What would Jesus have done? Obviously Jesus would not have campaigned against a pool table.
And here is the problem. People can get so wrapped up in the concept of purity that they forget holiness.
Purity is being pure. Holiness is being like Jesus. The Pharisees claimed to be pure, and then they condemned Jesus.
There are times when moral outrage is important.
Look at Jesus. There were several times when Jesus did demonstrate moral outrage:
He was upset with people who turned the church into a place to make money instead of an house of prayer. (Matthew 21:13)
He was upset with the people who brought a woman caught in adultery and not the man. (John 8:1-11)
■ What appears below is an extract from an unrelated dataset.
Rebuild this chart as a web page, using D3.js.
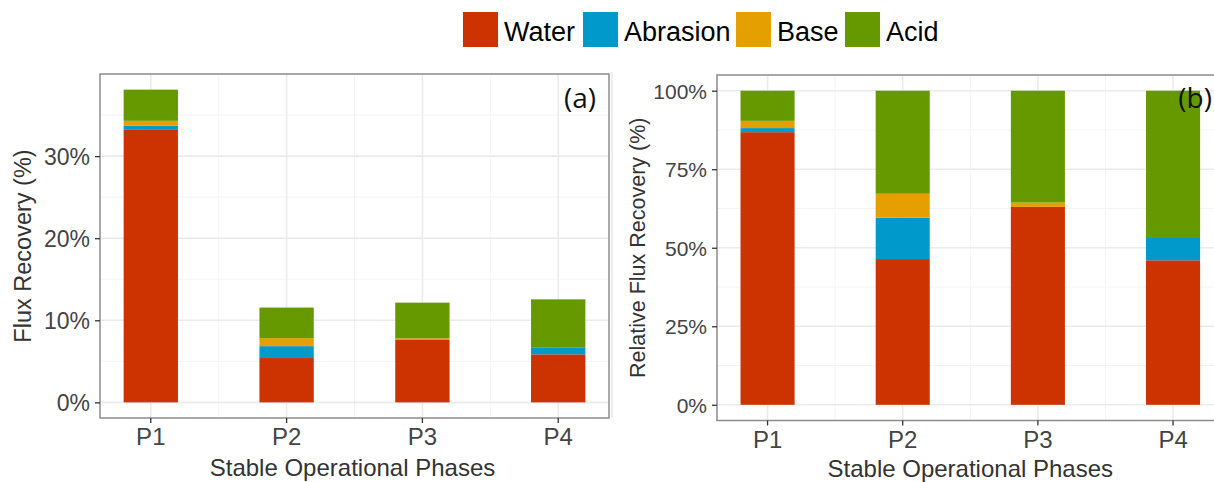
<!DOCTYPE html>
<html>
<head>
<meta charset="utf-8">
<script src="https://cdn.jsdelivr.net/npm/d3@7"></script>
<style>
  html, body { margin: 0; padding: 0; background: #ffffff; }
  svg { display: block; font-family: "Liberation Sans", Arial, sans-serif; }
</style>
</head>
<body>
<svg id="chart" width="1214" height="482"></svg>
<script>
// ---- data ----
const categories = ["P1", "P2", "P3", "P4"];
const seriesNames = ["Water", "Abrasion", "Base", "Acid"];
const seriesColors = ["#CC3300", "#0099CC", "#E69F00", "#669900"];

// panel (a): flux recovery (%)
const fluxWater    = [33.2, 5.4, 7.6, 5.85];
const fluxAbrasion = [0.5, 1.45, 0.0, 0.8];
const fluxBase     = [0.6, 0.97, 0.2, 0.0];
const fluxAcid     = [3.8, 3.73, 4.35, 5.9];

// panel (b): relative flux recovery (%)
const relWater    = [86.8, 46.4, 63.0, 46.0];
const relAbrasion = [1.3, 13.2, 0.0, 7.4];
const relBase     = [2.3, 7.6, 1.4, 0.0];
const relAcid     = [9.6, 32.8, 35.6, 46.6];

const fluxTicks = [0, 10, 20, 30];
const relTicks = [0, 25, 50, 75, 100];

const xTitle = "Stable Operational Phases";
const yTitleA = "Flux Recovery (%)";
const yTitleB = "Relative Flux Recovery (%)";

// ---- build tables ----
function table(w, ab, b, ac) {
  return categories.map((c, i) => ({ cat: c, Water: w[i], Abrasion: ab[i], Base: b[i], Acid: ac[i] }));
}
const rowsA = table(fluxWater, fluxAbrasion, fluxBase, fluxAcid);
const rowsB = table(relWater, relAbrasion, relBase, relAcid);

const svg = d3.select("#chart");
const color = d3.scaleOrdinal().domain(seriesNames).range(seriesColors);

function panel(cfg) {
  const g = svg.append("g");
  const x = d3.scaleBand().domain(categories)
    .range([cfg.left, cfg.right]).paddingInner(0.6).paddingOuter(0.174);
  const maxTotal = d3.max(cfg.rows, r => seriesNames.reduce((s, k) => s + r[k], 0));
  const pad = maxTotal * 0.05;
  const y = d3.scaleLinear().domain([-pad, maxTotal + pad]).range([cfg.bottom, cfg.top]);

  const clipId = "clip" + cfg.id;
  svg.append("clipPath").attr("id", clipId).append("rect")
    .attr("x", cfg.left).attr("y", cfg.top)
    .attr("width", cfg.right - cfg.left).attr("height", cfg.bottom - cfg.top);
  const inner = g.append("g").attr("clip-path", `url(#${clipId})`);

  // minor grid
  const minorY = [];
  for (let i = 0; i < cfg.ticks.length - 1; i++) minorY.push((cfg.ticks[i] + cfg.ticks[i + 1]) / 2);
  const stepT = cfg.ticks[1] - cfg.ticks[0];
  if (cfg.ticks[cfg.ticks.length - 1] + stepT / 2 < maxTotal + pad) minorY.push(cfg.ticks[cfg.ticks.length - 1] + stepT / 2);
  inner.selectAll(".minY").data(minorY).enter().append("line")
    .attr("x1", cfg.left).attr("x2", cfg.right)
    .attr("y1", d => y(d)).attr("y2", d => y(d))
    .attr("stroke", "#F4F4F4").attr("stroke-width", 1);
  const centers = categories.map(c => x(c) + x.bandwidth() / 2);
  const minorX = [];
  for (let i = 0; i < centers.length - 1; i++) minorX.push((centers[i] + centers[i + 1]) / 2);
  inner.selectAll(".minX").data(minorX).enter().append("line")
    .attr("x1", d => d).attr("x2", d => d)
    .attr("y1", cfg.top).attr("y2", cfg.bottom)
    .attr("stroke", "#F4F4F4").attr("stroke-width", 1);
  // major grid
  inner.selectAll(".majY").data(cfg.ticks).enter().append("line")
    .attr("x1", cfg.left).attr("x2", cfg.right)
    .attr("y1", d => y(d)).attr("y2", d => y(d))
    .attr("stroke", "#EBEBEB").attr("stroke-width", 1.6);
  inner.selectAll(".majX").data(categories).enter().append("line")
    .attr("x1", d => x(d) + x.bandwidth() / 2).attr("x2", d => x(d) + x.bandwidth() / 2)
    .attr("y1", cfg.top).attr("y2", cfg.bottom)
    .attr("stroke", "#EBEBEB").attr("stroke-width", 1.6);

  // bars
  const stacked = d3.stack().keys(seriesNames)(cfg.rows);
  inner.selectAll(".layer").data(stacked).enter().append("g")
    .attr("fill", d => color(d.key))
    .selectAll("rect").data(d => d).enter().append("rect")
    .attr("x", d => x(d.data.cat))
    .attr("width", x.bandwidth())
    .attr("y", d => y(d[1]))
    .attr("height", d => Math.max(0, y(d[0]) - y(d[1])));

  // border
  g.append("rect")
    .attr("x", cfg.left).attr("y", cfg.top)
    .attr("width", cfg.right - cfg.left).attr("height", cfg.bottom - cfg.top)
    .attr("fill", "none").attr("stroke", "#8C8C8C").attr("stroke-width", 1.5);

  // axes
  const ya = g.append("g").attr("transform", `translate(${cfg.left},0)`)
    .call(d3.axisLeft(y).tickValues(cfg.ticks).tickFormat(d => d + "%").tickSize(5).tickPadding(5));
  ya.select(".domain").remove();
  ya.selectAll("line").attr("stroke", "#333333").attr("stroke-width", 1.3);
  ya.selectAll("text").attr("fill", "#444444").style("font-size", cfg.tickFont + "px")
    .attr("dy", "0.36em");

  const xa = g.append("g").attr("transform", `translate(0,${cfg.bottom})`)
    .call(d3.axisBottom(x).tickSize(5).tickPadding(5));
  xa.select(".domain").remove();
  xa.selectAll("line").attr("stroke", "#333333").attr("stroke-width", 1.3);
  xa.selectAll("text").attr("fill", "#444444").style("font-size", cfg.catFont + "px");

  // titles
  g.append("text")
    .attr("x", (cfg.left + cfg.right) / 2 + cfg.xTitleShift)
    .attr("y", cfg.xTitleY)
    .attr("text-anchor", "middle").attr("fill", "#333333")
    .style("font-size", cfg.titleFont + "px").text(xTitle);
  g.append("text")
    .attr("transform", `translate(${cfg.yTitleX},${(cfg.top + cfg.bottom) / 2}) rotate(-90)`)
    .attr("text-anchor", "middle").attr("fill", "#333333")
    .style("font-size", cfg.yTitleFont + "px").text(cfg.yTitle);

  // panel label
  g.append("text")
    .attr("x", cfg.labelX).attr("y", cfg.labelY)
    .attr("text-anchor", "end").attr("fill", "#111111")
    .style("font-family", "'Open Sans', 'Noto Sans', sans-serif")
    .style("font-size", "28px").text(cfg.label);
}

panel({
  id: "a", rows: rowsA, ticks: fluxTicks,
  left: 100, right: 609, top: 74, bottom: 418,
  tickFont: 23, catFont: 24, titleFont: 24, yTitleFont: 23.5,
  xTitleY: 476, xTitleShift: -2, yTitleX: 31, yTitle: yTitleA,
  label: "(a)", labelX: 596, labelY: 108
});

panel({
  id: "b", rows: rowsB, ticks: relTicks,
  left: 717, right: 1223.6, top: 75, bottom: 420.5,
  tickFont: 21, catFont: 24, titleFont: 24, yTitleFont: 21.5,
  xTitleY: 477, xTitleShift: 0, yTitleX: 645, yTitle: yTitleB,
  label: "(b)", labelX: 1212, labelY: 108
});

// faint separator line from pasted panel edge
svg.append("line").attr("x1", 612).attr("x2", 612).attr("y1", 72).attr("y2", 418)
  .attr("stroke", "#DDDDDD").attr("stroke-width", 1);

// ---- legend ----
const legend = svg.append("g");
const legendX = [463, 583, 736, 845];
seriesNames.forEach((name, i) => {
  legend.append("rect")
    .attr("x", legendX[i]).attr("y", 12).attr("width", 35).attr("height", 35)
    .attr("fill", color(name));
  legend.append("text")
    .attr("x", legendX[i] + 41).attr("y", 41)
    .attr("fill", "#000000").style("font-size", "27px").text(name);
});
</script>
</body>
</html>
He was upset with the people who thought that in order to be pure you must isolate yourself from sinners and thereby prove that they are not good enough for us. (Matthew 11:19)
He was upset with the religious leaders who celebrated all kinds of religious practices, but didn't have a conscience about the suffering they created when they did things like foreclose on the mortgage of a widow. (Matthew 23:14)
That is what Jesus did.
He is the light of the world.
So here the rubber meets the road in this study.
We have learned that once we trust in Jesus we become more like Him.
We know we are God's children because the Holy Spirit works with our conscience making us more like Jesus.
We know we are God's Children because we practice being good instead of practice being bad.
And there is an easy way to do it.
I like WWJD.
But I think we need to think about it from the perspective that there are things that Jesus did that we cannot do.
Jesus healed people and Jesus had the power to forgive other's sins. And I have seen God work some pretty big miracles when Christians pray.
But we don't always know God's will about healing.
So we ask the question, WWJHMD? What Would Jesus Have Me Do?
And the answer is simple, be like Him. Reflect Him and in every situation, instead of pressing what is best for us, instead of getting revenge, instead of winning an argument for the sake of winning, let us point people to Jesus.
Point them to Jesus who is still constantly forgiving us and drawing people into His family. God wants everyone back.